There was an experience I'd like to share with my brothers and sisters on this forum. Some will relate, some will jump on me for even bringing it up. So be it. But I thought it would be something which would be a good topic to share...
It begins like this:
During a hard time in my life, when I was doing many things I should not have, I went to a big musical festival of about 4000 people in the L.A. forest. I had ingested much psycadelics prior to going. This was to be the last time I would do this. Before I ingested them, I said a prayer, as if afraid with some for-knowledge, that I would have a frightening experience that night. The prayer I said was something like this..."Oh, Lord, if this is medicine, let it be medicine for my soul, to have the best possible outcome.
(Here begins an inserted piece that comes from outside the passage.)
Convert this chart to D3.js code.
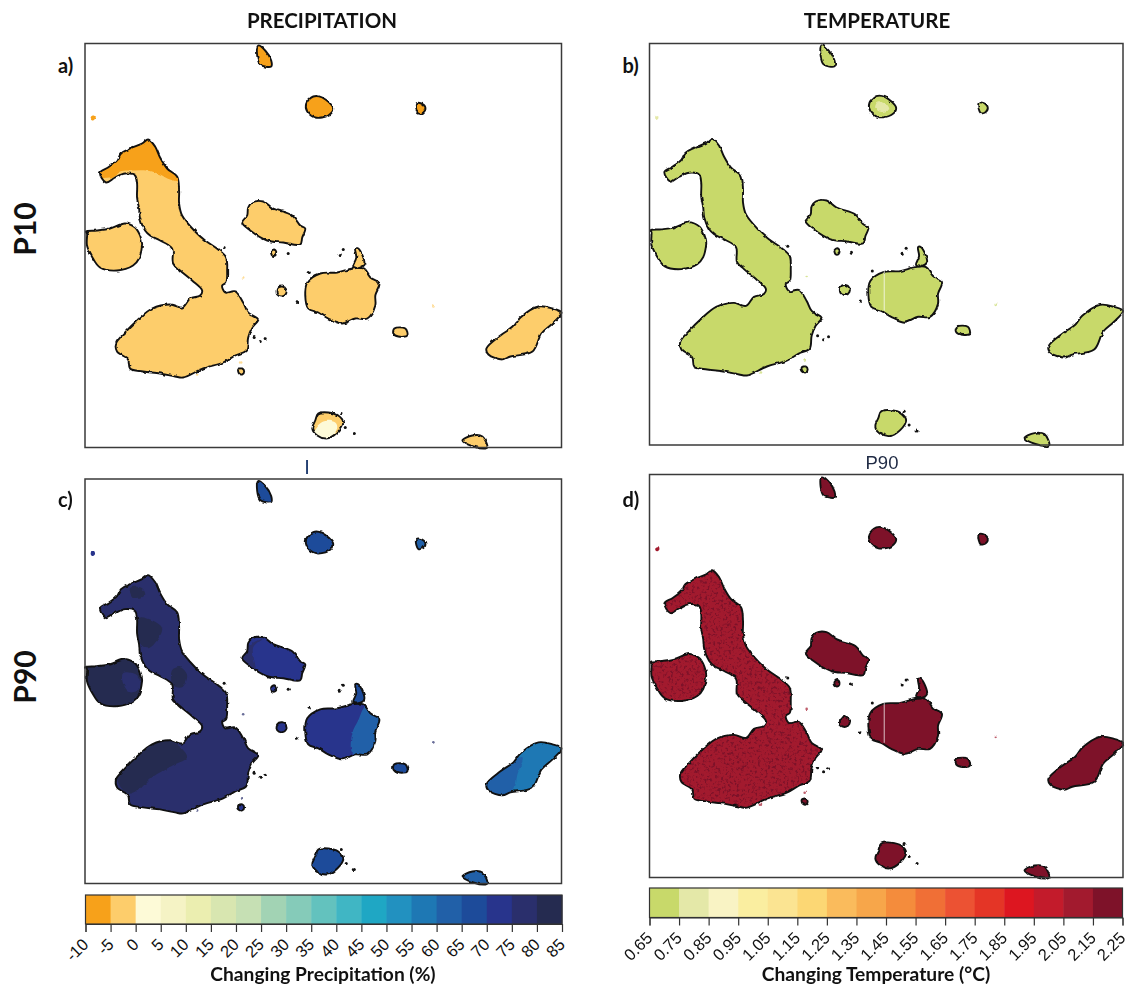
<!DOCTYPE html>
<html>
<head>
<meta charset="utf-8">
<script src="https://cdn.jsdelivr.net/npm/d3@7"></script>
<style>
  html, body { margin: 0; background: #fff; }
  svg { display: block; }
  text { fill: #111; }
</style>
</head>
<body>
<div id="chart"></div>
<script>
// island outlines, in map units (0-476 across, 0-404 down)
var islandNames = ["Isabela", "Fernandina", "Santiago", "Darwin", "Pinta", "Genovesa", "Wolf", "SantaCruz", "Baltra",
    "Pinzon", "Rabida", "Tortuga", "Floreana", "SantaFe", "SanCristobal", "Espanola"];

var isabela = [[63,96],[70,103],[75,114],[82,125],[92,133],[94,147],[94,160],[97,172],[110,188],[120,197],[133,206],
    [141,214],[142,227],[141,239],[137,242],[140,249],[150,248],[158,259],[163,269],[173,276],[167,284],[163,294],[161,307],
    [150,312],[138,319],[118,325],[98,334],[90,333],[75,330],[58,328],[45,325],[43,316],[32,308],[31,300],[40,289],[52,277],
    [67,265],[85,261],[97,264],[105,255],[115,252],[117,247],[107,237],[95,227],[88,220],[87,205],[75,197],[65,192],[60,187],
    [55,175],[54,165],[52,154],[52,140],[50,132],[40,130],[30,134],[21,139],[15,129],[23,124],[32,117],[36,110],[45,105],[57,100]];
var fernandina = [[1,188],[12,187],[25,185],[40,180],[50,184],[55,192],[57,200],[57,202],[54,215],[48,222],[32,227],[15,224],[8,215],[2,202],[2,190]];
var santiago = [[167,159],[178,158],[188,165],[207,172],[215,182],[220,185],[217,194],[215,201],[198,199],[182,197],[165,187],[157,179],[162,172],[163,164]];
var darwin = [[173,2],[180,7],[186,17],[186,23],[175,21],[172,12]];
var pinta = [[228,53],[237,54],[248,65],[243,72],[230,74],[222,68],[221,60]];
var genovesa = [[331,60],[336,60],[340,64],[338,69],[333,70],[331,66]];
var wolf = [[6,73],[9,72],[10,75],[8,77],[6,76]];
var santaCruz = [[222,239],[235,230],[252,229],[267,225],[278,225],[285,234],[294,240],[290,252],[290,262],[282,275],[270,275],[257,280],[243,275],[233,269],[223,265],[220,252]];
var baltra = [[270,205],[273,205],[279,220],[273,224],[268,223],[271,214]];
var pinzon = [[192,245],[197,243],[201,246],[201,250],[197,253],[192,251]];
var rabida = [[186,208],[189,206],[191,209],[190,212],[187,212]];
var tortuga = [[153,326],[157,325],[159,328],[157,331],[154,330]];
var floreana = [[233,370],[243,369],[253,372],[258,379],[252,389],[241,395],[232,392],[227,385],[230,377]];
var santaFe = [[309,285],[320,285],[322,292],[313,293],[308,290]];
var sanCristobal = [[401,305],[415,292],[428,283],[435,274],[453,263],[467,265],[476,269],[467,280],[456,290],[447,308],[425,313],[417,316],[403,311]];
var espanola = [[377,397],[387,392],[397,393],[402,404],[400,405],[388,403]];

var islandOutlines = [isabela, fernandina, santiago, darwin, pinta, genovesa, wolf, santaCruz, baltra,
    pinzon, rabida, tortuga, floreana, santaFe, sanCristobal, espanola];

// one value per island, same order as islandNames
var precipP10 = [-3, -3, -3, -7, -7, -7, -7, -3, -3, -3, -3, -3, -3, -3, -3, -3];
var tempP10 = [0.7, 0.7, 0.7, 0.7, 0.7, 0.7, 0.8, 0.7, 0.7, 0.7, 0.7, 0.7, 0.7, 0.7, 0.7, 0.7];
var precipP90 = [77, 82, 72, 67, 67, 62, 72, 72, 67, 72, 72, 72, 67, 67, 57, 62];
var tempP90 = [2.1, 2.1, 2.2, 2.2, 2.2, 2.2, 2.1, 2.2, 2.2, 2.2, 2.2, 2.2, 2.2, 2.2, 2.2, 2.2];

// patches inside an island: island, value, outline
var precipP10Zones = [
    ["Isabela", -7, [[0,90],[100,90],[100,137],[85,136],[75,131],[62,127],[50,127],[35,128],[30,133],[15,135],[0,140]]],
    ["Floreana", 2, [[238,378],[250,379],[252,384],[246,393],[236,394],[229,388]]]
];
var tempP10Zones = [
    ["Pinta", 0.8, [[229,59],[236,59],[241,66],[233,69],[227,65]]]
];
var precipP90Zones = [
    ["Isabela", 82, [[53,139],[67,141],[77,149],[72,161],[63,169],[55,164]]],
    ["Isabela", 82, [[87,191],[95,188],[102,196],[97,208],[88,206]]],
    ["Isabela", 82, [[45,109],[57,109],[60,116],[48,118]]],
    ["Isabela", 82, [[32,298],[45,281],[67,263],[88,263],[102,278],[88,286],[67,298],[53,311],[42,314]]],
    ["Fernandina", 77, [[38,194],[52,196],[55,209],[45,213],[38,204]]],
    ["Santiago", 77, [[158,171],[178,159],[168,168],[170,191],[160,183]]],
    ["SantaCruz", 62, [[280,228],[294,238],[292,261],[282,274],[267,273],[267,254],[273,241]]],
    ["SanCristobal", 62, [[395,290],[430,280],[437,278],[432,295],[427,312],[395,325]]]
];
var tempP90Zones = [];

// rocks too small to have a colour of their own
var darkRocks = [[139,204],[203,210],[254,211],[258,206],[224,229],[212,259],[169,294],[175,298],[180,295],[256,370],[261,384],[269,390]];
var paleRocks = [[156,319],[158,235],[112,331],[348,263]];

// white seam running through Santa Cruz in the temperature maps
var seam = [[236,229],[236,269]];

var precipTicks = [-10, -5, 0, 5, 10, 15, 20, 25, 30, 35, 40, 45, 50, 55, 60, 65, 70, 75, 80, 85];
var precipColors = ["#f7a11a", "#fdcd6b", "#fdfad7", "#f5f3c5", "#ebeeb0", "#d8e6b0", "#c6e0b4", "#a2d3b4", "#85cbb9", "#63c2be",
    "#40b6c4", "#1fa7c4", "#2291c0", "#1e78b4", "#2160a8", "#1d4b9a", "#28348c", "#2a2f6c", "#252b50"];
var tempTicks = [0.65, 0.75, 0.85, 0.95, 1.05, 1.15, 1.25, 1.35, 1.45, 1.55, 1.65, 1.75, 1.85, 1.95, 2.05, 2.15, 2.25];
var tempColors = ["#c8d96a", "#e4e8a8", "#f9f3c4", "#faeea0", "#fbe492", "#fcd774", "#fabb5c", "#f7a64a", "#f48c3c", "#f06f36",
    "#ec5233", "#e43526", "#dd1620", "#c31b2b", "#a21a2e", "#7e1229"];

var width = 1133,
    height = 988;

var precipColor = d3.scaleThreshold().domain(precipTicks.slice(1, -1)).range(precipColors);
var tempColor = d3.scaleThreshold().domain(tempTicks.slice(1, -1)).range(tempColors);

var svg = d3.select("#chart")
    .append("svg")
    .attr("width", width)
    .attr("height", height);

var defs = svg.append("defs");

// raster-looking coastline
var rough = defs.append("filter").attr("id", "rough")
    .attr("color-interpolation-filters", "sRGB")
    .attr("x", "-5%").attr("y", "-5%").attr("width", "110%").attr("height", "110%");
rough.append("feTurbulence").attr("type", "fractalNoise").attr("baseFrequency", 0.16)
    .attr("numOctaves", 2).attr("seed", 4).attr("result", "n");
rough.append("feDisplacementMap").attr("in", "SourceGraphic").attr("in2", "n")
    .attr("scale", 3).attr("xChannelSelector", "R").attr("yChannelSelector", "G").attr("result", "d");
rough.append("feGaussianBlur").attr("in", "d").attr("stdDeviation", 0.45);

// mottled grid cells of the P90 temperature map
var speckle = defs.append("filter").attr("id", "speckle")
    .attr("color-interpolation-filters", "sRGB")
    .attr("x", "0").attr("y", "0").attr("width", "100%").attr("height", "100%");
speckle.append("feTurbulence").attr("type", "fractalNoise").attr("baseFrequency", 0.38)
    .attr("numOctaves", 2).attr("seed", 9);
speckle.append("feColorMatrix").attr("values", "0 0 0 0 0.49  0 0 0 0 0.07  0 0 0 0 0.16  0 0 0 5 -2.6").attr("result", "s");
speckle.append("feComposite").attr("in", "s").attr("in2", "SourceAlpha").attr("operator", "in").attr("result", "c");
var merge = speckle.append("feMerge");
merge.append("feMergeNode").attr("in", "SourceGraphic");
merge.append("feMergeNode").attr("in", "c");

var panels = [
    {id: "a", left: 85, right: 561.5, top: 43.5, bottom: 447.5, values: precipP10, zones: precipP10Zones, color: precipColor, labelY: 73},
    {id: "b", left: 649.5, right: 1123, top: 43.5, bottom: 445, values: tempP10, zones: tempP10Zones, color: tempColor, labelY: 73, seam: true},
    {id: "c", left: 85, right: 561.5, top: 479, bottom: 883.5, values: precipP90, zones: precipP90Zones, color: precipColor, labelY: 507},
    {id: "d", left: 649.5, right: 1123, top: 474.5, bottom: 877.5, values: tempP90, zones: tempP90Zones, color: tempColor, labelY: 507, seam: true,
        speckled: ["Isabela", "Fernandina"]}
];

panels.forEach(drawPanel);

function drawPanel(p) {
    var x = d3.scaleLinear().domain([0, 476]).range([p.left, p.right]);
    var y = d3.scaleLinear().domain([0, 404]).range([p.top, p.bottom]);
    var line = d3.line()
        .x(function(d) { return x(d[0]); })
        .y(function(d) { return y(d[1]); })
        .curve(d3.curveCatmullRomClosed.alpha(0.5));

    svg.append("rect")
        .attr("x", p.left).attr("y", p.top)
        .attr("width", p.right - p.left).attr("height", p.bottom - p.top)
        .attr("fill", "#fff");

    var g = svg.append("g").attr("filter", "url(#rough)");

    islandNames.forEach(function(name, i) {
        var clipId = "clip-" + p.id + "-" + name;
        defs.append("clipPath").attr("id", clipId)
            .append("path").attr("d", line(islandOutlines[i]));

        var isl = g.append("g");
        var fill = isl.append("path")
            .attr("d", line(islandOutlines[i]))
            .attr("fill", p.color(p.values[i]));
        if (p.speckled && p.speckled.indexOf(name) >= 0) fill.attr("filter", "url(#speckle)");

        p.zones.filter(function(z) { return z[0] == name; }).forEach(function(z) {
            isl.append("path")
                .attr("d", line(z[2]))
                .attr("clip-path", "url(#" + clipId + ")")
                .attr("fill", p.color(z[1]));
        });

        if (name != "Wolf") {
            isl.append("path")
                .attr("d", line(islandOutlines[i]))
                .attr("fill", "none")
                .attr("stroke", "#111")
                .attr("stroke-width", 1.9)
                .attr("stroke-linejoin", "round");
        }
    });

    g.selectAll(".dark").data(darkRocks).enter().append("circle")
        .attr("class", "dark")
        .attr("cx", function(d) { return x(d[0]); })
        .attr("cy", function(d) { return y(d[1]); })
        .attr("r", 1.5).attr("fill", "#111");

    g.selectAll(".pale").data(paleRocks).enter().append("circle")
        .attr("class", "pale")
        .attr("cx", function(d) { return x(d[0]); })
        .attr("cy", function(d) { return y(d[1]); })
        .attr("r", 1.3).attr("fill", p.color(p.values[0])).attr("opacity", 0.7);

    if (p.seam) {
        svg.append("line")
            .attr("x1", x(seam[0][0])).attr("y1", y(seam[0][1]))
            .attr("x2", x(seam[1][0])).attr("y2", y(seam[1][1]))
            .attr("stroke", "#fff").attr("stroke-width", 1.2).attr("opacity", 0.6);
    }

    svg.append("rect")
        .attr("x", p.left).attr("y", p.top)
        .attr("width", p.right - p.left).attr("height", p.bottom - p.top)
        .attr("fill", "none").attr("stroke", "#3a3a3a").attr("stroke-width", 1.5);

    svg.append("text")
        .attr("x", p.left - 27).attr("y", p.labelY)
        .attr("font-family", "Lato").attr("font-weight", 700).attr("font-size", 20)
        .text(p.id + ")");
}

drawBar(85.5, 562, 895, 924, precipTicks, precipColor, String, "Changing Precipitation (%)", 323);
drawBar(649.5, 1122.5, 888, 917.5, tempTicks, tempColor, d3.format(".2f"), "Changing Temperature (\u00b0C)", 876);

function drawBar(x0, x1, top, bottom, ticks, color, fmt, title, titleX) {
    var x = d3.scaleLinear().domain([ticks[0], ticks[ticks.length - 1]]).range([x0, x1]);

    svg.append("g").selectAll("rect")
        .data(ticks.slice(0, -1))
        .enter().append("rect")
        .attr("x", function(d) { return x(d); })
        .attr("y", top)
        .attr("width", function(d, i) { return x(ticks[i + 1]) - x(d) + 0.5; })
        .attr("height", bottom - top)
        .attr("fill", function(d) { return color(d); });

    svg.append("rect")
        .attr("x", x0).attr("y", top)
        .attr("width", x1 - x0).attr("height", bottom - top)
        .attr("fill", "none").attr("stroke", "#333").attr("stroke-width", 1.2);

    var axis = svg.append("g")
        .attr("transform", "translate(0," + bottom + ")")
        .call(d3.axisBottom(x).tickValues(ticks).tickFormat(fmt).tickSize(8));
    axis.select(".domain").attr("stroke", "#333");
    axis.selectAll(".tick line").attr("stroke", "#333").attr("stroke-width", 1.2);
    axis.selectAll(".tick text")
        .attr("font-family", "Liberation Sans")
        .attr("font-size", 16.5)
        .attr("fill", "#222")
        .attr("text-anchor", "end")
        .attr("dy", null)
        .attr("x", 5)
        .attr("y", 0)
        .attr("transform", "translate(0,25) rotate(-45)");

    svg.append("text")
        .attr("x", titleX).attr("y", 981)
        .attr("text-anchor", "middle")
        .attr("font-family", "Lato").attr("font-weight", 700).attr("font-size", 19.2)
        .text(title);
}

// column and row headings
svg.append("text").attr("x", 322).attr("y", 28).attr("text-anchor", "middle")
    .attr("font-family", "Lato").attr("font-weight", 700).attr("font-size", 20.5).text("PRECIPITATION");
svg.append("text").attr("x", 877).attr("y", 28).attr("text-anchor", "middle")
    .attr("font-family", "Lato").attr("font-weight", 700).attr("font-size", 20.5).text("TEMPERATURE");

[["P10", 229], ["P90", 677]].forEach(function(d) {
    svg.append("text")
        .attr("transform", "translate(36," + d[1] + ") rotate(-90)")
        .attr("text-anchor", "middle")
        .attr("font-family", "Lato").attr("font-weight", 700).attr("font-size", 30)
        .text(d[0]);
});

svg.append("text").attr("x", 307).attr("y", 474).attr("text-anchor", "middle")
    .attr("font-family", "Liberation Sans").attr("font-size", 20).style("fill", "#1d3a6e").text("I");
svg.append("text").attr("x", 882).attr("y", 469).attr("text-anchor", "middle")
    .attr("font-family", "Liberation Sans").attr("font-size", 18.5).style("fill", "#1f2a44").text("P90");
</script>
</body>
</html>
I ask for understanding and wisdom that I might change and become a better person. I seek enlightenment of my mind and heart to be set on a path to you God." Then I took it.
As the night progressed, I noticed no affects, no "high". The bands, groups of musicians and dj's played. At some time about sunrise, I noticed faces in the crowd as if spotlights where on them. I recognized these people as people I knew through life, people whom I had lied to, misrepresented myself to or otherwise had hidden myself from through my "little white lies" to make myself look better in their eyes.
I then recognized them looking at me with a certain look. It seemed to me that they could see me for who I truly was, a liar, a fake. This made me feel very self conscious at first.
At this time a helicopter was making an airlift of a person who had fallen from a cliff at the edge of the venue. This was very sad to me. But this did not stop the party or even make people stop dancing. A few mentioned it with sadness and remorse but (things like this happen at parties and raves all the time).